A Highway Patrol communications center serving 20 counties in Eastern North Carolina is on the chopping block.

In his proposed budget, Gov. Pat McCrory says he wants to shut down the Williamston center, along with two other centers in Greensboro and Asheville, to save $1.8 million.

The proposal would eliminate 36 jobs state-wide, including 12 jobs in Williamston. Four other employees from the Williamston office would be offered new jobs at the Raleigh communications center if they're willing to relocate, said Dept. of Public Safety spokeswoman Pamela Walker.  

Walker says the 600 daily calls processed at the Williamston center to dispatch troopers to car accidents and emergencies across the East would instead be routed to Raleigh dispatchers – a move that worries some local emergency responders.

"You can't reduce a work force and improve work output," says Williamston Fire Prevention Captain Stacey Pippin. "If they move all the telecommunicators to Raleigh, the call volume may be so high that there may be some delays in response times.
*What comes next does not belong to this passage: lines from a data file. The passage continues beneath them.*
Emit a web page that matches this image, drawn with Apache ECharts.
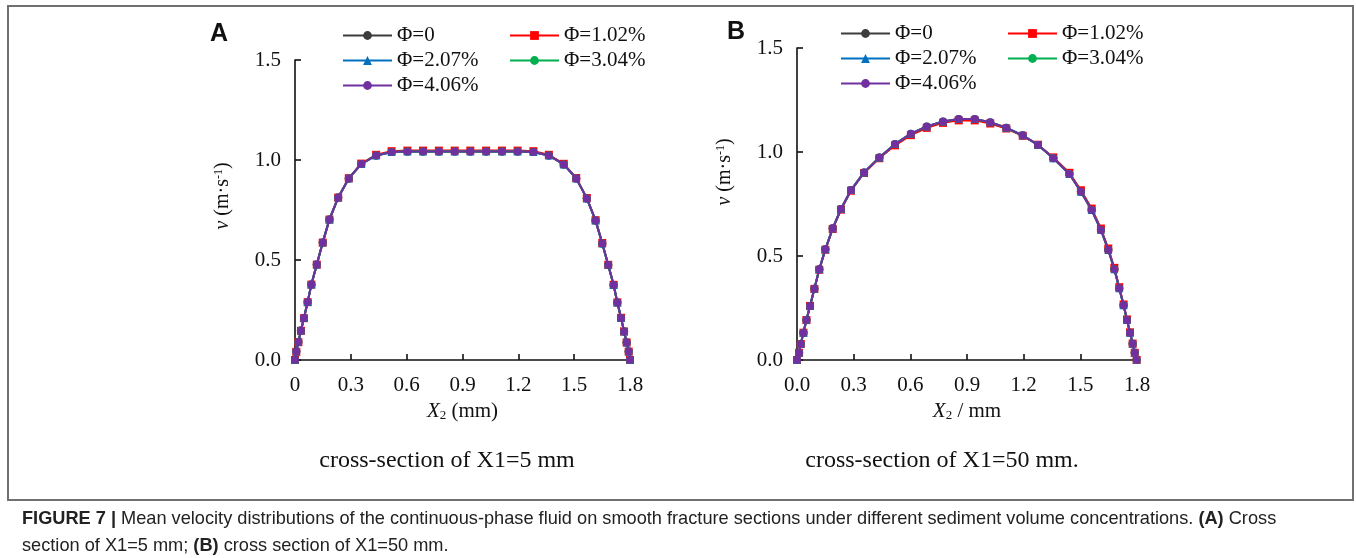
<!DOCTYPE html>
<html>
<head>
<meta charset="utf-8">
<script src="https://cdn.jsdelivr.net/npm/echarts/dist/echarts.min.js"></script>
<style>
  html, body { margin: 0; padding: 0; background: #fff; }
  #chart { width: 1356px; height: 558px; }
</style>
</head>
<body>
<div id="chart"></div>
<script>
// series names
var names = ['Φ=0', 'Φ=1.02%', 'Φ=2.07%', 'Φ=3.04%', 'Φ=4.06%'];
var colors = ['#3c3c3c', '#ff0000', '#0070c0', '#00b050', '#7030a0'];
var symbols = ['circle', 'rect', 'triangle', 'circle', 'circle'];

// panel A : X1 = 5 mm
var xA = [0, 0.007, 0.018, 0.032, 0.048, 0.068, 0.088, 0.117, 0.149, 0.185, 0.232, 0.289, 0.356, 0.436,
  0.519, 0.604, 0.688, 0.773, 0.858, 0.942, 1.027, 1.112, 1.196, 1.281,
  1.364, 1.444, 1.511, 1.568, 1.615, 1.651, 1.683, 1.712, 1.732, 1.752, 1.768, 1.782, 1.793, 1.8];
var a0 = [0, 0.042, 0.09, 0.147, 0.21, 0.29, 0.378, 0.478, 0.588, 0.703, 0.812, 0.908, 0.98, 1.023,
  1.04, 1.043, 1.043, 1.043, 1.043, 1.043, 1.043, 1.043, 1.043, 1.04,
  1.023, 0.978, 0.908, 0.808, 0.697, 0.583, 0.475, 0.375, 0.287, 0.21, 0.143, 0.088, 0.042, 0];
var a102 = [0, 0.041, 0.089, 0.146, 0.209, 0.289, 0.377, 0.477, 0.587, 0.702, 0.812, 0.909, 0.982, 1.026,
  1.044, 1.047, 1.047, 1.047, 1.047, 1.047, 1.047, 1.047, 1.047, 1.044,
  1.026, 0.981, 0.91, 0.81, 0.699, 0.585, 0.476, 0.376, 0.288, 0.211, 0.143, 0.088, 0.042, 0];
var a207 = [0, 0.042, 0.09, 0.147, 0.21, 0.29, 0.378, 0.478, 0.588, 0.703, 0.812, 0.908, 0.98, 1.023,
  1.04, 1.043, 1.043, 1.043, 1.043, 1.043, 1.043, 1.043, 1.043, 1.04,
  1.023, 0.978, 0.908, 0.808, 0.697, 0.583, 0.475, 0.375, 0.287, 0.21, 0.143, 0.088, 0.042, 0];
var a304 = [0, 0.042, 0.09, 0.147, 0.21, 0.29, 0.378, 0.478, 0.588, 0.703, 0.812, 0.908, 0.98, 1.023,
  1.04, 1.043, 1.043, 1.043, 1.043, 1.043, 1.043, 1.043, 1.043, 1.04,
  1.023, 0.978, 0.908, 0.808, 0.697, 0.583, 0.475, 0.375, 0.287, 0.21, 0.143, 0.088, 0.042, 0];
var a406 = [0, 0.042, 0.09, 0.147, 0.21, 0.29, 0.378, 0.478, 0.588, 0.703, 0.812, 0.908, 0.98, 1.023,
  1.04, 1.043, 1.043, 1.043, 1.043, 1.043, 1.043, 1.043, 1.043, 1.04,
  1.023, 0.978, 0.908, 0.808, 0.697, 0.583, 0.475, 0.375, 0.287, 0.21, 0.143, 0.088, 0.042, 0];

// panel B : X1 = 50 mm
var xB = [0, 0.011, 0.02, 0.034, 0.05, 0.069, 0.092, 0.118, 0.15, 0.189, 0.233, 0.286, 0.355, 0.436,
  0.519, 0.603, 0.687, 0.773, 0.856, 0.941, 1.023, 1.108, 1.195, 1.276,
  1.357, 1.442, 1.503, 1.56, 1.609, 1.648, 1.68, 1.706, 1.729, 1.747, 1.763, 1.777, 1.788, 1.798];
var b0 = [0, 0.035, 0.077, 0.131, 0.192, 0.26, 0.343, 0.436, 0.532, 0.633, 0.726, 0.817, 0.902, 0.974,
  1.036, 1.085, 1.12, 1.144, 1.156, 1.156, 1.14, 1.115, 1.079, 1.034,
  0.971, 0.896, 0.811, 0.723, 0.627, 0.531, 0.438, 0.346, 0.264, 0.193, 0.131, 0.078, 0.035, 0];
var b102 = [0, 0.035, 0.077, 0.131, 0.192, 0.26, 0.342, 0.434, 0.53, 0.63, 0.723, 0.814, 0.899, 0.97,
  1.032, 1.081, 1.116, 1.14, 1.152, 1.152, 1.137, 1.113, 1.078, 1.035,
  0.974, 0.9, 0.816, 0.728, 0.632, 0.536, 0.443, 0.35, 0.267, 0.195, 0.133, 0.079, 0.035, 0];
var b207 = [0, 0.035, 0.077, 0.131, 0.192, 0.26, 0.343, 0.436, 0.532, 0.633, 0.726, 0.817, 0.902, 0.974,
  1.038, 1.088, 1.123, 1.147, 1.159, 1.159, 1.143, 1.117, 1.08, 1.034,
  0.97, 0.894, 0.809, 0.721, 0.625, 0.529, 0.436, 0.345, 0.263, 0.192, 0.131, 0.078, 0.035, 0];
var b304 = [0, 0.035, 0.077, 0.131, 0.192, 0.26, 0.343, 0.436, 0.532, 0.633, 0.726, 0.817, 0.902, 0.974,
  1.038, 1.088, 1.123, 1.147, 1.159, 1.159, 1.143, 1.117, 1.08, 1.034,
  0.97, 0.894, 0.809, 0.721, 0.625, 0.529, 0.436, 0.345, 0.263, 0.192, 0.131, 0.078, 0.035, 0];
var b406 = [0, 0.035, 0.077, 0.131, 0.192, 0.26, 0.343, 0.436, 0.532, 0.633, 0.726, 0.817, 0.902, 0.974,
  1.038, 1.088, 1.123, 1.147, 1.159, 1.159, 1.143, 1.117, 1.08, 1.034,
  0.97, 0.894, 0.809, 0.721, 0.625, 0.529, 0.436, 0.345, 0.263, 0.192, 0.131, 0.078, 0.035, 0];

var seriesA = [a0, a102, a207, a304, a406];
var seriesB = [b0, b102, b207, b304, b406];

var serif = '"Liberation Serif", "Times New Roman", serif';
var sans = '"Liberation Sans", Arial, sans-serif';

function zip(xs, ys) {
  var out = [];
  for (var i = 0; i < xs.length; i++) out.push([xs[i], ys[i]]);
  return out;
}

function xAxisOf(idx, nameFmt, zeroLabel) {
  return {
    gridIndex: idx, type: 'value', min: 0, max: 1.8, interval: 0.3,
    name: nameFmt, nameLocation: 'middle', nameGap: 34,
    nameTextStyle: {
      fontFamily: serif, fontSize: 21, color: '#111',
      rich: {
        i: { fontFamily: serif, fontSize: 21, fontStyle: 'italic', color: '#111' },
        sub: { fontFamily: serif, fontSize: 13, color: '#111', verticalAlign: 'bottom', padding: [8, 0, 0, 0] }
      }
    },
    axisLine: { lineStyle: { color: '#111', width: 1.6 } },
    axisTick: { inside: true, length: 6, lineStyle: { color: '#111', width: 1.6 } },
    axisLabel: {
      margin: 15, fontFamily: serif, fontSize: 21, color: '#111',
      formatter: function (v) { return v === 0 ? zeroLabel : v.toFixed(1); }
    },
    splitLine: { show: false }
  };
}

function yAxisOf(idx, pad) {
  return {
    gridIndex: idx, type: 'value', min: 0, max: 1.5, interval: 0.5,
    name: '{i|v} (m·s{sup|-1})', nameLocation: 'middle', nameGap: 62, nameRotate: 90,
    nameTextStyle: {
      fontFamily: serif, fontSize: 20, color: '#111', padding: [0, 0, 0, pad],
      rich: {
        i: { fontFamily: serif, fontSize: 20, fontStyle: 'italic', color: '#111' },
        sup: { fontFamily: serif, fontSize: 12, color: '#111', verticalAlign: 'top', padding: [0, 0, 8, 0] }
      }
    },
    axisLine: { lineStyle: { color: '#111', width: 1.6 } },
    axisTick: { inside: true, length: 6, lineStyle: { color: '#111', width: 1.6 } },
    axisLabel: {
      margin: 14, fontFamily: serif, fontSize: 21, color: '#111',
      formatter: function (v) { return v.toFixed(1); }
    },
    splitLine: { show: false }
  };
}

function legendOf(id, left, top) {
  return {
    id: id, left: left, top: top, width: 330, orient: 'horizontal',
    itemWidth: 49, itemHeight: 11, itemGap: 4,
    data: names.map(function (n) { return n; }),
    textStyle: { fontFamily: serif, fontSize: 21, color: '#111', width: 108, lineHeight: 20 }
  };
}

var series = [];
for (var k = 0; k < 5; k++) {
  var common = {
    type: 'line', name: names[k], symbol: symbols[k], symbolSize: 8,
    lineStyle: { color: colors[k], width: 2 },
    itemStyle: { color: colors[k] },
    z: 2 + k, animation: false
  };
  series.push(Object.assign({}, common, { xAxisIndex: 0, yAxisIndex: 0, data: zip(xA, seriesA[k]) }));
  series.push(Object.assign({}, common, { xAxisIndex: 1, yAxisIndex: 1, data: zip(xB, seriesB[k]) }));
}

var chart = echarts.init(document.getElementById('chart'));
chart.setOption({
  backgroundColor: '#fff',
  animation: false,
  legend: [legendOf('la', 337, 20), legendOf('lb', 835, 18)],
  grid: [
    { left: 295, top: 60, width: 335, height: 300 },
    { left: 797, top: 48, width: 340, height: 312 }
  ],
  xAxis: [
    xAxisOf(0, '{i|X}{sub|2} (mm)', '0'),
    xAxisOf(1, '{i|X}{sub|2} / mm', '0.0')
  ],
  yAxis: [yAxisOf(0, 28), yAxisOf(1, 64)],
  series: series,
  graphic: [
    { type: 'rect', shape: { x: 8, y: 6, width: 1345, height: 494 }, style: { fill: 'none', stroke: '#707070', lineWidth: 2 } },
    { type: 'text', left: 210, top: 22, style: { text: 'A', font: 'bold 25px ' + sans, fill: '#111' } },
    { type: 'text', left: 727, top: 20, style: { text: 'B', font: 'bold 25px ' + sans, fill: '#111' } },
    { type: 'text', x: 447, y: 461, style: { text: 'cross-section of X1=5 mm', font: '24px ' + serif, fill: '#111', textAlign: 'center', textVerticalAlign: 'middle' } },
    { type: 'text', x: 942, y: 461, style: { text: 'cross-section of X1=50 mm.', font: '24px ' + serif, fill: '#111', textAlign: 'center', textVerticalAlign: 'middle' } },
    {
      type: 'text', x: 22, y: 519,
      style: {
        text: '{b|FIGURE 7 |} Mean velocity distributions of the continuous-phase fluid on smooth fracture sections under different sediment volume concentrations. {b|(A)} Cross',
        font: '18.2px ' + sans, fill: '#222', textVerticalAlign: 'middle',
        rich: { b: { font: 'bold 18.2px ' + sans, fill: '#222' } }
      }
    },
    {
      type: 'text', x: 22, y: 546,
      style: {
        text: 'section of X1=5 mm; {b|(B)} cross section of X1=50 mm.',
        font: '18.2px ' + sans, fill: '#222', textVerticalAlign: 'middle',
        rich: { b: { font: 'bold 18.2px ' + sans, fill: '#222' } }
      }
    }
  ]
});
</script>
</body>
</html>
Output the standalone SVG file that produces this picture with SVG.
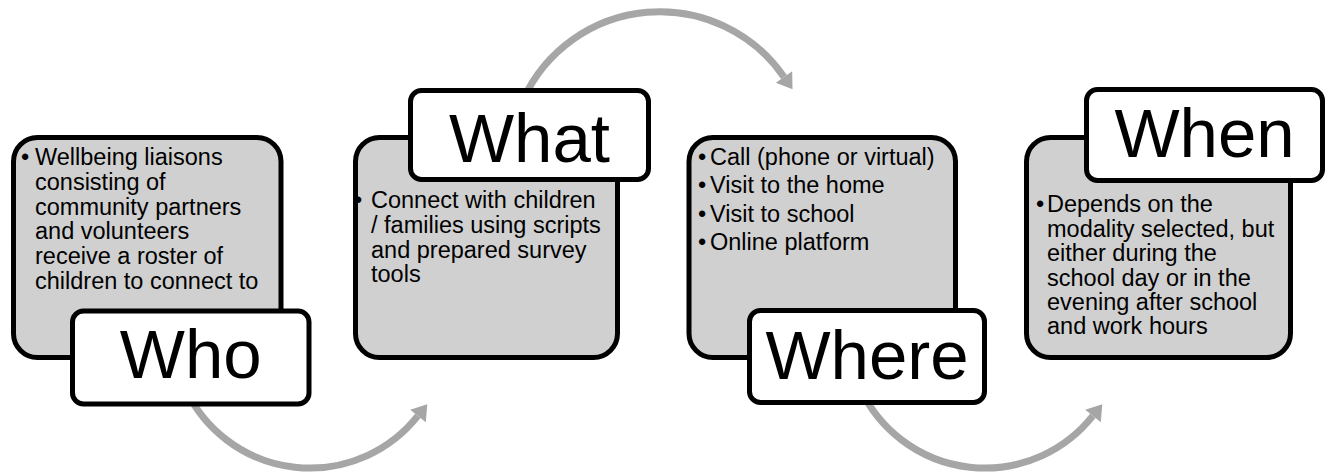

If there is a delay, it potentially affects the motoring public. Or if there are delayed reactions for the patrol working the roads, it may delay transport times."

But Walker disagrees, and told 9 On Your Side she's confident the consolidation won't impact safety.

"The communications centers consolidation ensures a more efficient and effective communications process," she says. "We very carefully and diligently studied what our options were across the department and with advancements in technology, we feel we will be able to manage this reorganization and we do not anticipate any impact on response times."

Local Highway Patrol officials said they were not allowed to comment on the situation. But Captain Pippin says, "It would definitely be detrimental to local troopers."

He continued, "Certainly, it would be frustrating for them because there are local people working here. The local troopers are able to put a face to that voice on the other end of that radio and vice-versa. In emergency situations where a trooper may be in trouble or in jeopardy, sometimes that inflection in their voice can be really told immediately from someone who's familiar with them. And when you get so far away from a personal contact, it becomes just another voice."

Keep in mind, the center consolidation is in McCrory's proposed budget, so nothing is set in stone yet. But Walker says her department staff fully supports the governor's goals and says they will try to help the employees who are affected by the lay-offs.